# Ipod trouvé



## pierrot449 (10 Mai 2011)

Bonjour à tous. 
 J'ai trouvé un ipod touch en Australie il y a quatre mois, il était dans l'herbe sous une nuit de pluie battante ! 
  De retour en France, je voudrais savoir s'il m'est possible de  retrouver le propriétaire par un quelconque moyen, ou a défaut, de le  débloquer (protégé par un mot de passe) pour peut-être trouver des infos sur le propriétaire. J'ai regardé le site apple mais, ils ne parlent pas de tout ça ! 
 Merci de vos réponses !


----------



## Crazyremy (15 Mai 2011)

Eh bien, tu peux le restaurer en activant le Mode DFU (ou Restauration je sais plus) mais tu ne trouveras plus d'info' sur son proprio' d'origine.

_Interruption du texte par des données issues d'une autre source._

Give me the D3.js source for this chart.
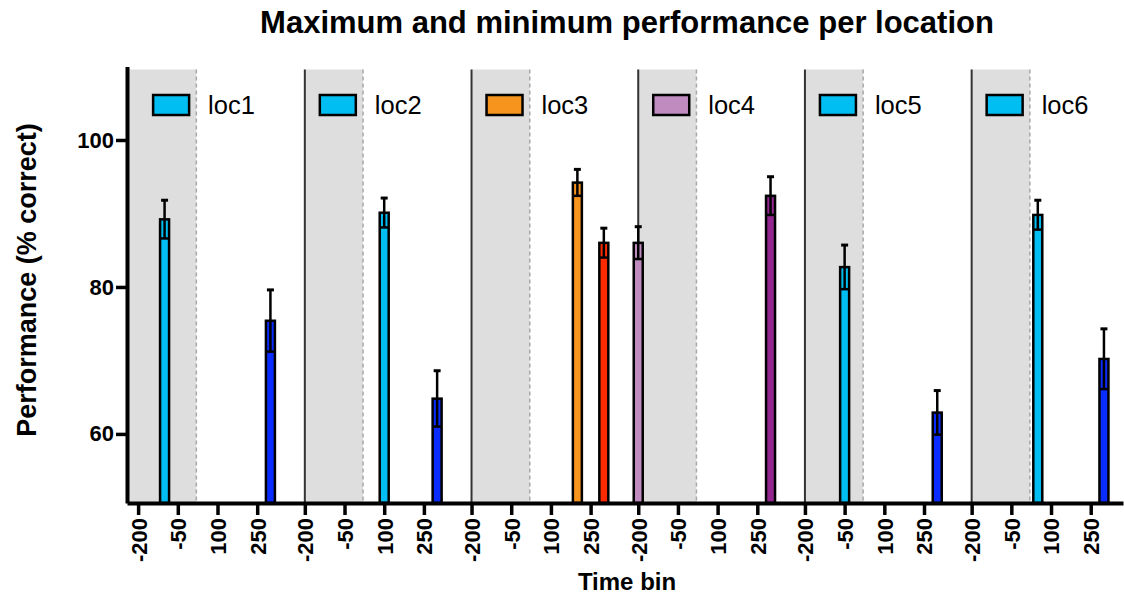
<!DOCTYPE html>
<html>
<head>
<meta charset="utf-8">
<script src="https://cdn.jsdelivr.net/npm/d3@7"></script>
<style>
  body { margin: 0; background: #fff; }
  svg { display: block; font-family: "Liberation Sans", Arial, sans-serif; }
</style>
</head>
<body>
<svg id="chart" width="1124" height="599"></svg>
<script>
// data
var locations = ["loc1", "loc2", "loc3", "loc4", "loc5", "loc6"];
var tickTimes = [-200, -50, 100, 250];
var lightColors = ["#00bef2", "#00bef2", "#f7941d", "#c08cc0", "#00bef2", "#00bef2"];
var darkColors = ["#0a2cff", "#0a2cff", "#ff2a00", "#93278f", "#0a2cff", "#0a2cff"];

// first bar of each location (light colour)
var lightTime = [-100, 100, 200, -200, -50, 50];
var lightPerf = [89.2, 90.1, 94.2, 86.0, 82.7, 89.8];
var lightSem = [2.6, 2.0, 1.8, 2.2, 3.0, 2.0];

// second bar of each location (dark colour)
var darkTime = [300, 300, 300, 300, 300, 300];
var darkPerf = [75.4, 64.8, 86.0, 92.4, 62.9, 70.2];
var darkSem = [4.2, 3.8, 2.0, 2.6, 3.0, 4.1];

var yTicks = [60, 80, 100];

var period = 630,     // time units taken by one location block
	shadeFrom = -200,
	shadeTo = 20,
	barW = 34;

var svg = d3.select("#chart");

var x = d3.scaleLinear().domain([-242, 5 * period + 372]).range([127, 1123]),
	y = d3.scaleLinear().domain([50.6, 110]).range([503, 66.5]);

var pos = function(i, t) { return i * period + t; };

var yTop = y(110) + 3, yBot = y(50.6);

// shaded stimulus windows
var shadeLeft = function(i) { return i === 0 ? x.range()[0] : x(pos(i, shadeFrom)); };

svg.append("g").selectAll("rect")
	.data(locations)
	.enter().append("rect")
	.attr("x", function(d, i) { return shadeLeft(i); })
	.attr("width", function(d, i) { return x(pos(i, shadeTo)) - shadeLeft(i); })
	.attr("y", yTop)
	.attr("height", yBot - yTop)
	.attr("fill", "#dedede");

// dashed end of shading
svg.append("g").selectAll("line")
	.data(locations)
	.enter().append("line")
	.attr("x1", function(d, i) { return x(pos(i, shadeTo)); })
	.attr("x2", function(d, i) { return x(pos(i, shadeTo)); })
	.attr("y1", yTop).attr("y2", yBot)
	.attr("stroke", "#a8a8a8")
	.attr("stroke-width", 1.5)
	.attr("stroke-dasharray", "4,3");

// separator lines between locations
svg.append("g").selectAll("line")
	.data(locations.slice(1))
	.enter().append("line")
	.attr("x1", function(d, i) { return x(pos(i + 1, shadeFrom)); })
	.attr("x2", function(d, i) { return x(pos(i + 1, shadeFrom)); })
	.attr("y1", yTop).attr("y2", yBot)
	.attr("stroke", "#333")
	.attr("stroke-width", 2);

// legends
var leg = svg.append("g").selectAll("g")
	.data(locations)
	.enter().append("g")
	.attr("transform", function(d, i) { return "translate(" + (x(pos(i, -200)) + 15) + ",95)"; });

leg.append("rect")
	.attr("width", 36).attr("height", 20)
	.attr("fill", function(d, i) { return lightColors[i]; })
	.attr("stroke", "#000")
	.attr("stroke-width", 2.5);

leg.append("text")
	.attr("x", 55).attr("y", 19)
	.attr("font-size", 25.5)
	.text(function(d) { return d; });

// bars
var bars = [];
locations.forEach(function(d, i) {
	bars.push({p: pos(i, lightTime[i]), v: lightPerf[i], e: lightSem[i], c: lightColors[i]});
	bars.push({p: pos(i, darkTime[i]), v: darkPerf[i], e: darkSem[i], c: darkColors[i]});
});

var bg = svg.append("g").selectAll("g")
	.data(bars)
	.enter().append("g");

bg.append("rect")
	.attr("x", function(d) { return x(d.p - barW / 2); })
	.attr("width", function(d) { return x(d.p + barW / 2) - x(d.p - barW / 2); })
	.attr("y", function(d) { return y(d.v); })
	.attr("height", function(d) { return yBot - y(d.v); })
	.attr("fill", function(d) { return d.c; })
	.attr("stroke", "#000")
	.attr("stroke-width", 2.5);

// error bars: up with cap, down inside the bar with a full-width line
bg.append("line")
	.attr("x1", function(d) { return x(d.p); })
	.attr("x2", function(d) { return x(d.p); })
	.attr("y1", function(d) { return y(d.v + d.e); })
	.attr("y2", function(d) { return y(d.v - d.e); })
	.attr("stroke", "#000")
	.attr("stroke-width", 2.5);

bg.append("line")
	.attr("x1", function(d) { return x(d.p) - 3.5; })
	.attr("x2", function(d) { return x(d.p) + 3.5; })
	.attr("y1", function(d) { return y(d.v + d.e); })
	.attr("y2", function(d) { return y(d.v + d.e); })
	.attr("stroke", "#000")
	.attr("stroke-width", 3);

bg.append("line")
	.attr("x1", function(d) { return x(d.p - barW / 2); })
	.attr("x2", function(d) { return x(d.p + barW / 2); })
	.attr("y1", function(d) { return y(d.v - d.e); })
	.attr("y2", function(d) { return y(d.v - d.e); })
	.attr("stroke", "#000")
	.attr("stroke-width", 2.5);

// axes
var xTickPos = [], xTickLab = {};
locations.forEach(function(d, i) {
	tickTimes.forEach(function(t) {
		xTickPos.push(pos(i, t));
		xTickLab[pos(i, t)] = t;
	});
});

var xAxis = svg.append("g")
	.attr("transform", "translate(0," + yBot + ")")
	.call(d3.axisBottom(x).tickValues(xTickPos)
		.tickFormat(function(d) { return xTickLab[d]; })
		.tickSize(12).tickSizeOuter(0));

xAxis.select(".domain").attr("stroke", "#000").attr("stroke-width", 4);
xAxis.selectAll(".tick line").attr("stroke", "#000").attr("stroke-width", 3.5);
xAxis.selectAll(".tick text")
	.attr("font-family", "Liberation Sans, Arial, sans-serif")
	.attr("font-size", 22)
	.attr("font-weight", "bold")
	.attr("fill", "#000")
	.attr("text-anchor", "end")
	.attr("transform", "rotate(-90)")
	.attr("x", -15)
	.attr("y", 0)
	.attr("dy", "0.36em");

var yAxis = svg.append("g")
	.attr("transform", "translate(" + x.range()[0] + ",0)")
	.call(d3.axisLeft(y).tickValues(yTicks).tickSize(11).tickSizeOuter(0));

yAxis.select(".domain").attr("stroke", "#000").attr("stroke-width", 4);
yAxis.selectAll(".tick line").attr("stroke", "#000").attr("stroke-width", 3.5);
yAxis.selectAll(".tick text")
	.attr("font-family", "Liberation Sans, Arial, sans-serif")
	.attr("font-size", 22)
	.attr("font-weight", "bold")
	.attr("fill", "#000")
	.attr("x", -13);

// titles
svg.append("text")
	.attr("x", 627).attr("y", 33)
	.attr("text-anchor", "middle")
	.attr("font-size", 31)
	.attr("font-weight", "bold")
	.text("Maximum and minimum performance per location");

svg.append("text")
	.attr("x", 627).attr("y", 590)
	.attr("text-anchor", "middle")
	.attr("font-size", 24)
	.attr("font-weight", "bold")
	.text("Time bin");

svg.append("text")
	.attr("transform", "translate(36,280) rotate(-90)")
	.attr("text-anchor", "middle")
	.attr("font-size", 27)
	.attr("font-weight", "bold")
	.text("Performance (% correct)");
</script>
</body>
</html>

Ils n'y a pas de chance que tu le retrouves, donc autant le garder pour toi ^^. Ce que tu fais, tu mets l'iPod en Mode Restauration (cherche sur Google, j'ai la flemme ... xD) et une fois branché sur iTunes, il va t'afficher qu'il faut le restaurer. 
Normalement si tu suis à l'étape, 'y a pas de problème


----------



## Onmac (16 Mai 2011)

Essaye de trouver le numéro de série et de déclaré à Apple que tu l'as trouvé. Il pourront contacter le propriétaire. Si personne ne le réclame, tu le restaure et garde le pour toi...


----------



## iphoneaccessoire (17 Mai 2011)

Eh ben decidement aujourd'hui... Tout le monde trouve des iDevices... Toi en Australie et un autre aurait trouvé un Verizon iPhone 4 aux USA...


----------



## pierrot449 (8 Juin 2011)

Merci pour vos réponses, je vais le déclarer trouvé comme tu me conseil et je vais aussi essayer de le formater. 
Merci encore pour vos réponses.


----------



## iphoneaccessoire (10 Juin 2011)

pierrot449 a dit:


> Merci pour vos réponses, je vais le déclarer trouvé comme tu me conseil et je vais aussi essayer de le formater.
> Merci encore pour vos réponses.



Oui passe le en DFU, "reformate" le.
Tu as gagné un iPod


----------